Business

Banks get relief from moratorium

By Madhusha Thavapalakumar

After several weeks of discussions, the Central Bank of Sri Lanka (CBSL) last week granted a request by the banking sector to allow them to charge interest from lenders who are under the Covid-19 moratorium, The Sunday Morning Business learns.

The moratorium that was announced in March after the local spread of the coronavirus pandemic, had waived off interest rate payments, depriving interest income earned by banks, thereby leading to cash flow issues.

A senior banker confirmed to The Sunday Morning Business that banks are now permitted to charge interest up to 7% per annum, which has to be paid in Equal Monthly Instalments (EMI).

“During the moratorium period, banks can apply a 7% interest rate per annum. This applies to any moratorium,” the banker added.

Even though it is less than what banks actually requested and would not cover the full exposure of the moratorium, it is learnt that banks have agreed to this compromise. Nevertheless, according to the banker, banks will still endure the financial impact of this moratorium, but have agreed to support their customers.

The industry made a request from the CBSL a couple of weeks ago to be allowed to charge at least a component of the interest on loans that was completely waived off under the moratorium.

This request was made to ensure banks have sufficient cash flow to pay interest income to their depositors, as the moratorium as it stands deprives banks of interest income for half a year, creating severe cash flow issues.

Following the local spread of Covid-19, the CBSL announced financial relief in late March for selected industries due to the financial struggles endured as a result of the islandwide curfew.

Issuing a circular on 24 March, a few days after the imposition of the islandwide curfew, the CBSL announced a six-month debt moratorium for affected industries comprising that of small and medium enterprises (SME), tourism, apparel, plantation, IT, and related logistics service providers.

In the same circular, the CBSL instructed financial institutions to provide working capital requirements at an interest rate of 4% and waive off interest payments for at least six months for the aforementioned sectors.

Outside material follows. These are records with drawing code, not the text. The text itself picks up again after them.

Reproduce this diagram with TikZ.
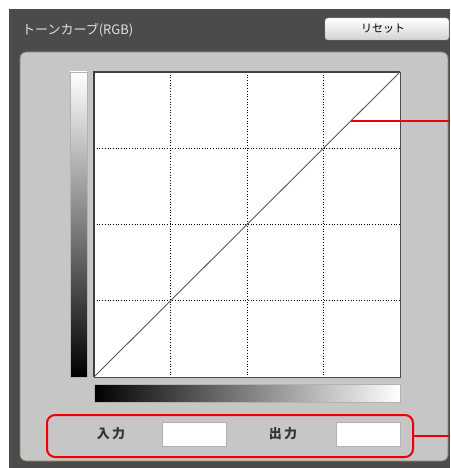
\documentclass[tikz,border=0pt]{standalone}
\usepackage{fontspec}
\newfontfamily\jp{Noto Sans CJK JP}
\definecolor{darkbg}{HTML}{4B4B4B}
\definecolor{panelbg}{HTML}{C6C6C6}
\definecolor{panelrim}{HTML}{8A7A66}
\definecolor{redline}{HTML}{F00000}
\tikzset{
  gridline/.style={black, dotted, line width=0.7pt},
  valbox/.style={draw=gray!60, fill=white, line width=0.6pt},
  callout/.style={redline, line width=2pt},
  lbl/.style={font=\jp\bfseries\fontsize{13}{15}\selectfont, text=black!80, inner sep=0pt}
}
\begin{document}
\begin{tikzpicture}[x=1pt,y=-1pt]
\useasboundingbox (0,0) rectangle (450,468);
\fill[white] (0,0) rectangle (450,468);
% dark window
\fill[darkbg] (9,9) rectangle (450,468);
\node[anchor=west, inner sep=0pt, text=gray!25, font=\jp\fontsize{13}{15}\selectfont] (title) at (22,30) {トーンカーブ(RGB)};
% reset button
\shade[top color=white, bottom color=gray!35, rounded corners=3pt, draw=gray!70] (325,18) rectangle (449,40);
\node[inner sep=0pt, font=\jp\fontsize{11}{13}\selectfont] (reset) at (383,29) {リセット};
% panel
\fill[panelbg, draw=panelrim, line width=0.8pt, rounded corners=6pt] (20,52) rectangle (448,461);
% vertical gradient
\shade[top color=white, bottom color=black, draw=gray!60, line width=0.6pt] (70,72) rectangle (87,377);
% plot area
\fill[white] (94,72) rectangle (400,377);
\foreach \x in {170.5,247,323.5} \draw[gridline] (\x,72) -- (\x,377);
\foreach \y in {148.25,224.5,300.75} \draw[gridline] (94,\y) -- (400,\y);
\draw[black!70, line width=0.6pt] (94,377) -- (400,377) -- (400,72);
\draw[black!75, line width=1.5pt] (94,377) -- (94,72) -- (400,72);
\coordinate (p0) at (94,377);
\coordinate (p1) at (400,72);
\draw[gray!70!black, line width=0.9pt] (p0) -- (p1);
% horizontal gradient
\shade[left color=black, right color=white, draw=gray!60, line width=0.6pt] (94,384) rectangle (400,402);
% input/output
\node[lbl] (in) at (111,434) {入\,力};
\node[valbox, minimum width=64pt, minimum height=24pt, anchor=north west] (inbox) at (162,422) {};
\node[lbl] (out) at (283,434) {出\,力};
\node[valbox, minimum width=64pt, minimum height=24pt, anchor=north west] (outbox) at (336,422) {};
% callouts
\node[draw=redline, line width=2pt, rounded corners=8pt, minimum width=366pt, minimum height=42pt, anchor=north west] (iobox) at (46,414) {};
\coordinate (e1) at (450,436);
\draw[callout] (iobox.east |- e1) -- (e1);
\coordinate (c0) at (351,121);
\coordinate (c1) at (450,121);
\draw[callout] (c0) -- (c1);
\end{tikzpicture}
\end{document}
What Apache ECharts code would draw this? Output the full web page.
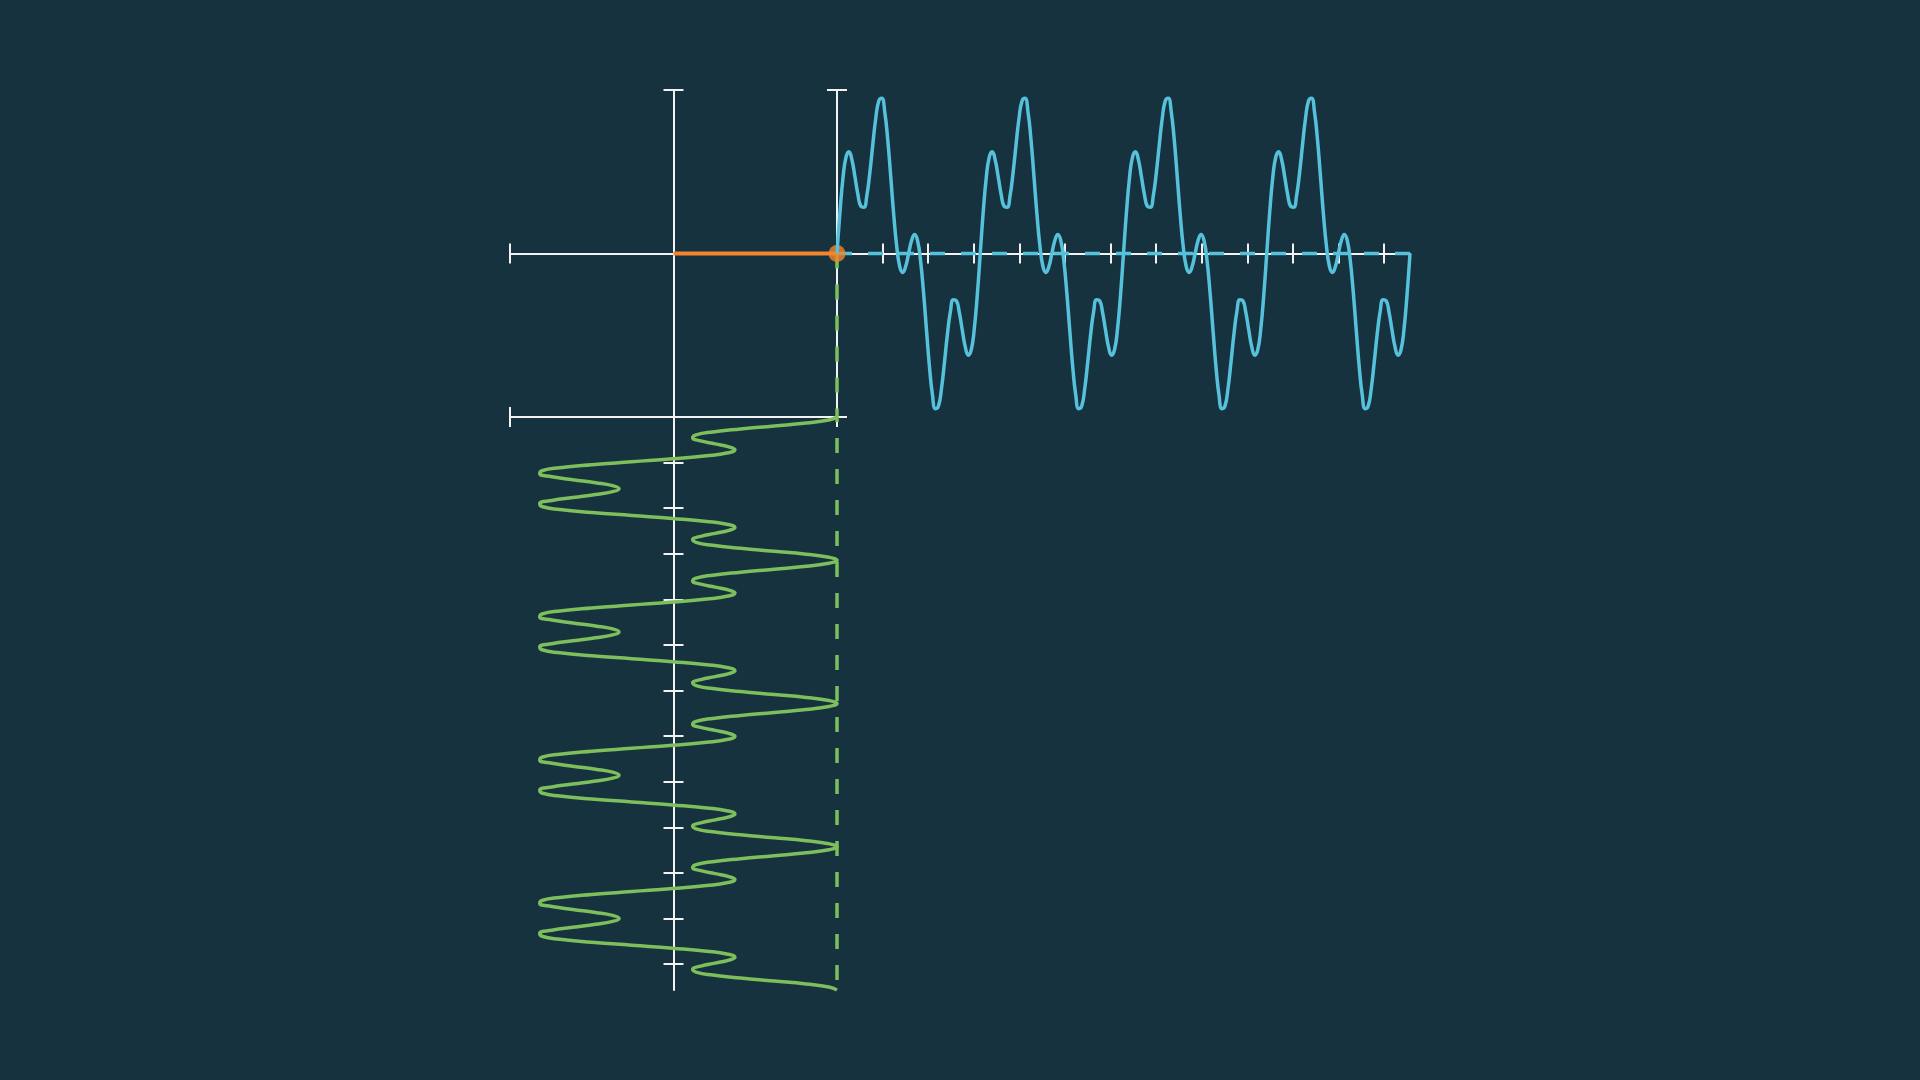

According to JB Securities estimates, around 30% of loans to the private sector from the banking sector will be under moratorium. Based on the current weighted average lending rate of 13%, the day one loss on the carrying value of these loans, assuming an average moratorium period of 4.5 months, will be Rs. 94 billion. This goes up to Rs. 125 billion if the average period increases to six months.

They have also estimated that Rs. 50 billion of this loss can be offset from the reduction in the tax burden from 52% to 40%, due to the recent tax cuts computed on last year’s post-tax profits; the balance will have to be borne by a combination of labour cost savings (cuts to bonuses), other cost savings, higher margins, and lower profits.

A week after the announcement of the moratorium, the CBSL announced a Rs. 50 billion refinancing facility to financial institutions, to implement the debt moratorium on capital and interest, and a working capital loan for Covid-19-hit businesses and individuals. However, last week, the Cabinet has expanded this refinancing facility to Rs. 150 billion.

Licensed commercial banks (LCBs), licensed specialised banks (LSBs), licensed finance companies (LFCs), and specialised leasing companies were made eligible to participate in this refinancing facility which commenced in late March.

In addition to this moratorium, banks are instructed to provide two other debt moratoriums under the circular issued in March, along with a number of relief measures for sectors affected by Covid-19, all of which involve assistance from financial institutions.

Financial institutions were instructed to implement a debt moratorium on capital and interest, which includes a six-month moratorium on leasing rentals of all three-wheelers, school vans, lorries, small good transport vehicles, and buses operated by the self-employed, and a moratorium until 30 May on personal loans and lease rentals valued at less than Rs. 1 million.

Around 3% of private sector credit was outstanding to the tourism sector as at the end of 2019, totalling Rs. 240 billion. Of this amount, Rs. 100 billion is under a one-year moratorium.